Short problem: From the first line of the listing below to the line with "LEG_FONT = dict(size=23.5, color=GREY, family=FONT)", print each line exactly, and nothing more. Leave out the pictures.

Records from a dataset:
==================================================

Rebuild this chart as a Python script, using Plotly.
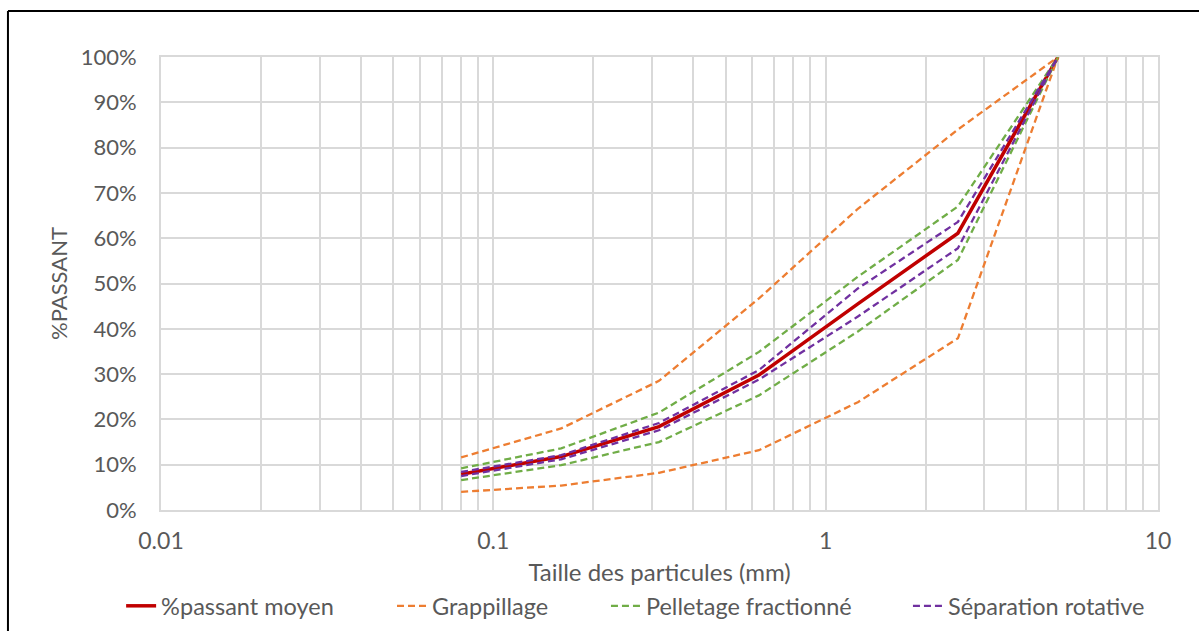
import plotly.graph_objects as go

sizes_mm = [0.08, 0.16, 0.315, 0.63, 1.25, 2.5, 5]

moyen = [7.9, 11.8, 18.4, 29.8, 45.5, 61.1, 100]
grapp_haut = [11.6, 18.0, 28.5, 46.7, 66.5, 84.0, 100]
grapp_bas = [4.0, 5.4, 8.2, 13.2, 23.8, 37.9, 100]
pellet_haut = [9.2, 13.6, 21.5, 34.9, 51.5, 67.0, 100]
pellet_bas = [6.6, 9.9, 15.0, 25.3, 39.4, 55.2, 100]
rot_haut = [8.4, 12.1, 19.2, 30.9, 48.9, 63.6, 100]
rot_bas = [7.5, 11.2, 17.6, 28.8, 42.7, 57.8, 100]

y_ticks = list(range(0, 101, 10))
y_tick_labels = [f"{v}%" for v in y_ticks]
x_ticks = [0.01, 0.1, 1, 10]
x_tick_labels = ["0.01", "0.1", "1", "10"]

FONT = "Lato"
GREY = "#595959"
GRID = "#D9D9D9"
LEG_FONT = dict(size=23.5, color=GREY, family=FONT)

fig = go.Figure()
fig.add_trace(go.Scatter(x=sizes_mm, y=moyen, mode="lines", name="%passant moyen",
                         legend="legend",
                         line=dict(color="#C00000", width=3.5)))
dash = "7px,4px"
series = [
    ("Grappillage", "#ED7D31", grapp_haut, grapp_bas, "legend2"),
    ("Pelletage fractionné", "#70AD47", pellet_haut, pellet_bas, "legend3"),
    ("Séparation rotative", "#7030A0", rot_haut, rot_bas, "legend4"),
]
for name, col, hi, lo, leg in series:
    fig.add_trace(go.Scatter(x=sizes_mm, y=hi, mode="lines", name=name, legendgroup=name,
                             legend=leg, line=dict(color=col, width=2.3, dash=dash)))
    fig.add_trace(go.Scatter(x=sizes_mm, y=lo, mode="lines", name=name, legendgroup=name,
                             legend=leg, showlegend=False,
                             line=dict(color=col, width=2.3, dash=dash)))

LEG_Y = -0.212
def leg(x):
    return dict(orientation="h", x=x, xanchor="left", y=LEG_Y, yanchor="middle",
                font=LEG_FONT, bgcolor="rgba(0,0,0,0)")

BX0, BY1 = -0.1535, 1.1015
fig.update_layout(
    width=1199, height=631,
    margin=dict(l=161, r=41, t=57, b=121, autoexpand=False),
    paper_bgcolor="white", plot_bgcolor="white",
    font=dict(family=FONT, color=GREY, size=23),
    showlegend=True,
    legend=leg(-0.04),
    legend2=leg(0.2317),
    legend3=leg(0.4463),
    legend4=leg(0.7492),
    shapes=[
        dict(type="line", xref="paper", yref="paper", x0=BX0, x1=BX0, y0=-0.4, y1=BY1,
             line=dict(color="black", width=2), layer="above"),
        dict(type="line", xref="paper", yref="paper", x0=BX0, x1=1.2, y0=BY1, y1=BY1,
             line=dict(color="black", width=2), layer="above"),
    ],
)
fig.update_xaxes(type="log", range=[-2, 1], tickvals=x_ticks, ticktext=x_tick_labels,
                 showgrid=True, gridcolor=GRID, gridwidth=2,
                 minor=dict(dtick="D1", showgrid=True, gridcolor=GRID, gridwidth=2, ticks=""),
                 showline=True, linecolor=GRID, linewidth=2, mirror=True,
                 ticks="outside", ticklen=9, tickcolor="rgba(0,0,0,0)", zeroline=False,
                 title=dict(text="Taille des particules (mm)", standoff=12,
                            font=dict(size=24, color=GREY)),
                 tickfont=dict(size=23, color=GREY))
fig.update_yaxes(range=[0, 100], tickvals=y_ticks, ticktext=y_tick_labels,
                 showgrid=True, gridcolor=GRID, gridwidth=2,
                 showline=True, linecolor=GRID, linewidth=2, mirror=True,
                 zeroline=False, ticks="outside", ticklen=18, tickcolor="rgba(0,0,0,0)",
                 title=dict(text="%PASSANT", standoff=7, font=dict(size=22, color=GREY)),
                 tickfont=dict(size=22, color=GREY))

fig.write_html("out.html", config={"displayModeBar": False},
               post_script="document.body.style.margin='0px';")
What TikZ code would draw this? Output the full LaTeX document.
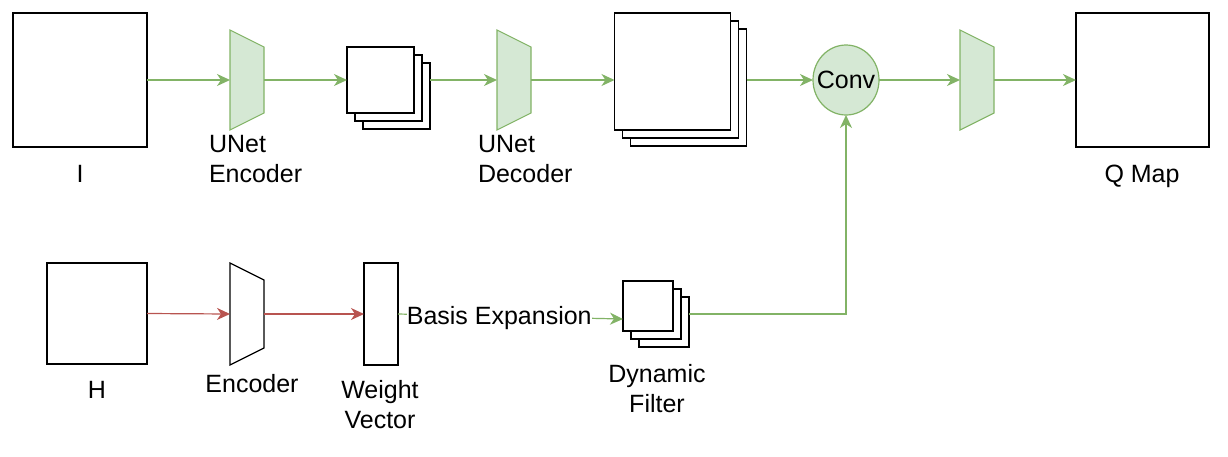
\documentclass[tikz,border=0pt]{standalone}
\usepackage{fontspec}
\setmainfont{Liberation Sans}
\usetikzlibrary{arrows.meta,shapes.geometric,calc}
\definecolor{gstroke}{HTML}{82B366}
\definecolor{gfill}{HTML}{D5E8D4}
\definecolor{rstroke}{HTML}{B85450}
\tikzset{
  box/.style={draw=black, line width=1.7pt, fill=white, inner sep=0pt, outer sep=0pt},
  trapbox/.style={inner sep=0pt, outer sep=0pt, minimum width=34pt},
  gtrap/.style={draw=gstroke, fill=gfill, line width=1.1pt, line join=miter},
  wtrap/.style={draw=black, fill=white, line width=1.2pt, line join=miter},
  tip/.style={-{Stealth[length=13pt,width=12pt,inset=4pt]}},
  garrow/.style={draw=gstroke, line width=1.4pt, tip},
  gline/.style={draw=gstroke, line width=1.2pt},
  rarrow/.style={draw=rstroke, line width=1.2pt, tip},
  lbl/.style={inner sep=0pt, outer sep=0pt, font=\fontsize{25}{30}\selectfont},
  convnode/.style={ellipse, draw=gstroke, fill=gfill, line width=1.2pt, minimum width=66pt, minimum height=70pt, inner sep=0pt, outer sep=0pt}
}
\begin{document}
\begin{tikzpicture}[x=1pt,y=-1pt]
\useasboundingbox (0,0) rectangle (1228,456);
% ---------- top row ----------
\node[box, minimum width=134pt, minimum height=134pt] (boxI) at (80,80) {};
\node[lbl, anchor=base] (lblI) at (80,182) {I};

\node[trapbox, minimum height=100pt] (encU) at (247,80) {};
\draw[gtrap] (encU.north west) -- ($(encU.north east)+(0,17)$) -- ($(encU.south east)+(0,-17)$) -- (encU.south west) -- cycle;
\node[lbl, anchor=north west, align=left] (lblEncU) at (209,135) {UNet\\Encoder};

\node[box, minimum width=67pt, minimum height=66pt] (s1c) at (396.5,96) {};
\node[box, minimum width=67pt, minimum height=66pt] (s1b) at (388.5,88) {};
\node[box, minimum width=67pt, minimum height=66pt] (s1a) at (380.5,80) {};

\node[trapbox, minimum height=100pt] (decU) at (514,80) {};
\draw[gtrap] (decU.north west) -- ($(decU.north east)+(0,17)$) -- ($(decU.south east)+(0,-17)$) -- (decU.south west) -- cycle;
\node[lbl, anchor=north west, align=left] (lblDecU) at (478,135) {UNet\\Decoder};

\node[box, minimum width=116pt, minimum height=117pt] (bsc) at (688.5,87.5) {};
\node[box, minimum width=116pt, minimum height=117pt] (bsb) at (680.5,79.5) {};
\node[box, minimum width=116pt, minimum height=117pt] (bsa) at (672.5,71.5) {};

\node[convnode] (conv) at (846,80) {};
\node[lbl] (lblConv) at (conv.center) {Conv};

\node[trapbox, minimum height=100pt] (trap3) at (977,80) {};
\draw[gtrap] (trap3.north west) -- ($(trap3.north east)+(0,17)$) -- ($(trap3.south east)+(0,-17)$) -- (trap3.south west) -- cycle;

\node[box, minimum width=133pt, minimum height=134pt] (qmap) at (1142.5,80) {};
\node[lbl, anchor=base] (lblQ) at (1142,182) {Q Map};

\draw[garrow] (boxI.east) -- (encU.west);
\draw[garrow] (encU.east) -- (s1a.west);
\draw[garrow] (s1c.east |- s1a.west) -- (decU.west);
\draw[garrow] (decU.east) -- (decU.east -| bsa.west);
\draw[garrow] (bsc.east |- conv.west) -- (conv.west);
\draw[garrow] (conv.east) -- (trap3.west);
\draw[garrow] (trap3.east) -- (qmap.west);

% ---------- bottom row ----------
\node[box, minimum width=100pt, minimum height=101pt] (boxH) at (97,313.5) {};
\node[lbl, anchor=base] (lblH) at (97,398) {H};

\node[trapbox, minimum height=102pt] (encB) at (247,314) {};
\draw[wtrap] (encB.north west) -- ($(encB.north east)+(0,17)$) -- ($(encB.south east)+(0,-17)$) -- (encB.south west) -- cycle;
\node[lbl, anchor=base] (lblEncB) at (252,392) {Encoder};

\node[box, minimum width=34pt, minimum height=102pt] (wv) at (381,314) {};
\node[lbl, anchor=north, align=center] (lblWV) at (380,380) {Weight\\Vector};

\node[box, minimum width=50pt, minimum height=50pt] (dfc) at (664,322) {};
\node[box, minimum width=50pt, minimum height=50pt] (dfb) at (656,314) {};
\node[box, minimum width=50pt, minimum height=50pt] (dfa) at (648,306) {};
\node[lbl, anchor=north, align=center] (lblDF) at (657,364) {Dynamic\\Filter};

\draw[rarrow] (boxH.east) -- (encB.west);
\draw[rarrow] (encB.east) -- (wv.west);
\draw[gline, tip] (wv.east) -- node[lbl, pos=0.45, fill=white, yshift=-2pt] (lblBE) {Basis Expansion} ($(dfa.west)+(0,13)$);
\draw[garrow] (dfc.east |- wv.east) -| (conv.south);
\end{tikzpicture}
\end{document}
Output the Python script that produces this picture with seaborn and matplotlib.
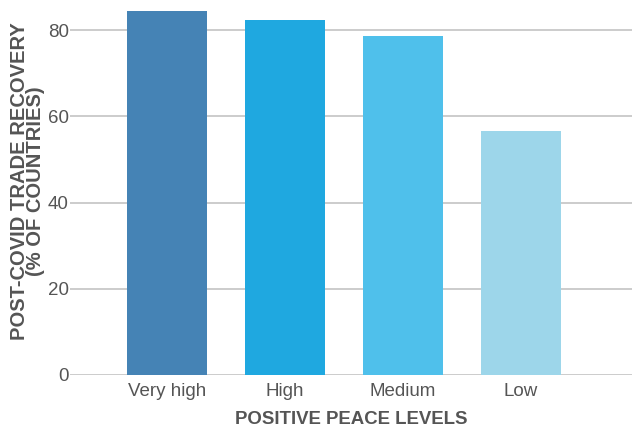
import pandas as pd
import seaborn as sns
import matplotlib.pyplot as plt

levels = ["Very high", "High", "Medium", "Low"]
recovery = [84.5, 82.4, 78.7, 56.5]
colors = ["#4583B5", "#1FA8E0", "#4FC0EB", "#9DD6EA"]

df = pd.DataFrame({"level": levels, "recovery": recovery})

sns.set_theme(style="white")
plt.rcParams["font.family"] = ["Liberation Sans", "DejaVu Sans"]

fig = plt.figure(figsize=(6.32, 4.34), dpi=100)
ax = fig.add_axes([0.111, 0.136, 0.889, 0.852])

sns.barplot(
    data=df, x="level", y="recovery", hue="level",
    palette=colors, width=0.68, legend=False, ax=ax, saturation=1,
    linewidth=0,
)

ax.set_xlim(-0.82, 3.94)
ax.set_ylim(0, 85.8)
ax.set_yticks([0, 20, 40, 60, 80])
ax.grid(axis="y", color="#c4c4c4", linewidth=1.2)
ax.set_axisbelow(True)
for s in ax.spines.values():
    s.set_visible(False)

ax.tick_params(axis="y", length=0, pad=1, labelsize=13.5, labelcolor="#555555")
ax.tick_params(axis="x", length=0, pad=6, labelsize=13.5, labelcolor="#555555")

ax.set_xlabel("POSITIVE PEACE LEVELS", fontsize=13.4, fontweight="bold",
              color="#555555", labelpad=8)
ax.set_ylabel("POST-COVID TRADE RECOVERY\n(% OF COUNTRIES)", fontsize=14.5,
              fontweight="bold", color="#555555", linespacing=0.8)
ax.yaxis.set_label_coords(-0.045, 0.525)

fig.savefig("out.png", dpi=100)
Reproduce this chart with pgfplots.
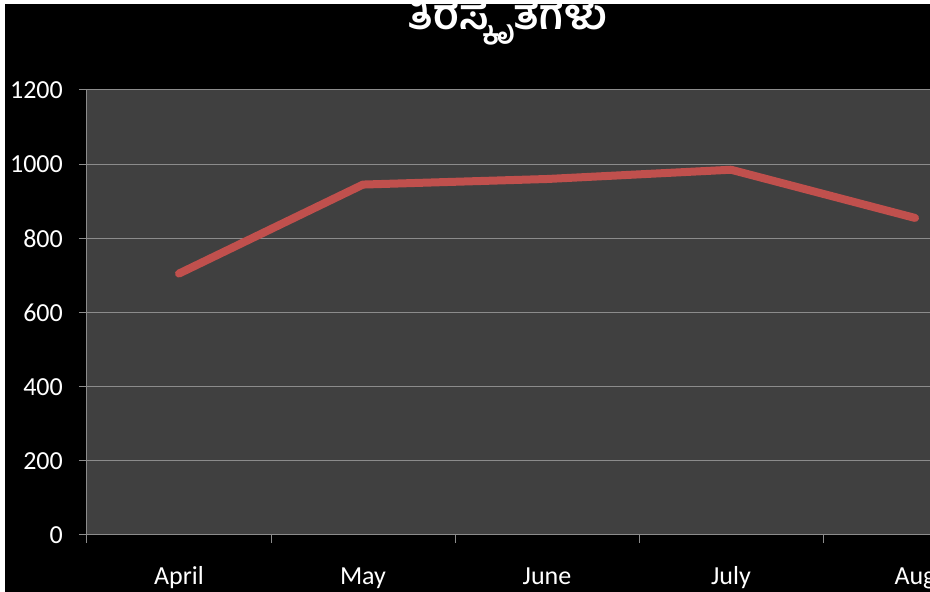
\documentclass[border=0pt]{standalone}
\usepackage{pgfplots}
\pgfplotsset{compat=1.18}
\usepackage{fontspec}
\setmainfont{Carlito}
\newfontfamily\kannada[Script=Kannada]{Hind Mysuru}
\definecolor{plotbg}{HTML}{404040}
\definecolor{gridc}{HTML}{8C8C8C}
\definecolor{linec}{HTML}{C0504D}
\begin{document}
\begin{tikzpicture}[x=1pt,y=1pt]
\fill[black] (0,0) rectangle (930,592);
\useasboundingbox (0,0) rectangle (930,592);
\begin{axis}[
  at={(87pt,57pt)}, anchor=south west,
  scale only axis, width=843pt, height=445pt,
  xmin=-0.5, xmax=4.0815, ymin=0, ymax=1200,
  axis background/.style={fill=plotbg},
  axis lines*=left,
  axis line style={gridc, line width=1pt, -},
  ytick={0,200,...,1200},
  ymajorgrids, grid style={gridc, line width=1pt},
  xtick={0,1,2,3,4},
  xticklabels={April,May,June,July,Aug},
  x tick style={draw=none},
  y tick style={gridc, line width=1pt},
  tick align=outside, major tick length=8pt,
  extra x ticks={-0.5,0.5,1.5,2.5,3.5},
  extra x tick labels={},
  extra x tick style={grid=none, major tick length=8pt, x tick style={draw=gridc, line width=1pt}},
  /pgf/number format/assume math mode=true,
  ticklabel style={font=\fontsize{26}{30}\selectfont, text=white},
  yticklabel style={anchor=east, inner sep=0pt, xshift=-16pt},
  xticklabel style={anchor=base, inner sep=0pt, yshift=-42pt},
  yticklabel={\pgfmathprintnumber[fixed,int detect,1000 sep={}]{\tick}},
  clip=true,
]
\addplot[linec, line width=8pt, line cap=round, line join=round] coordinates {
  (0,705) (1,945) (2,960) (3,985) (4,855)
};
\end{axis}
\node[anchor=base, text=white, inner sep=0pt] at (507,562) {\kannada\bfseries\fontsize{42}{46}\selectfont ತಿರಸ್ಕೃತಗಳು};
\fill[white] (0,0) rectangle (5,592);
\fill[white] (0,588) rectangle (930,592);
\end{tikzpicture}
\end{document}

==================================================

Exercise solution:
Rebuild this chart as a Python script, using Plotly.
import plotly.graph_objects as go

sizes_mm = [0.08, 0.16, 0.315, 0.63, 1.25, 2.5, 5]

moyen = [7.9, 11.8, 18.4, 29.8, 45.5, 61.1, 100]
grapp_haut = [11.6, 18.0, 28.5, 46.7, 66.5, 84.0, 100]
grapp_bas = [4.0, 5.4, 8.2, 13.2, 23.8, 37.9, 100]
pellet_haut = [9.2, 13.6, 21.5, 34.9, 51.5, 67.0, 100]
pellet_bas = [6.6, 9.9, 15.0, 25.3, 39.4, 55.2, 100]
rot_haut = [8.4, 12.1, 19.2, 30.9, 48.9, 63.6, 100]
rot_bas = [7.5, 11.2, 17.6, 28.8, 42.7, 57.8, 100]

y_ticks = list(range(0, 101, 10))
y_tick_labels = [f"{v}%" for v in y_ticks]
x_ticks = [0.01, 0.1, 1, 10]
x_tick_labels = ["0.01", "0.1", "1", "10"]

FONT = "Lato"
GREY = "#595959"
GRID = "#D9D9D9"
LEG_FONT = dict(size=23.5, color=GREY, family=FONT)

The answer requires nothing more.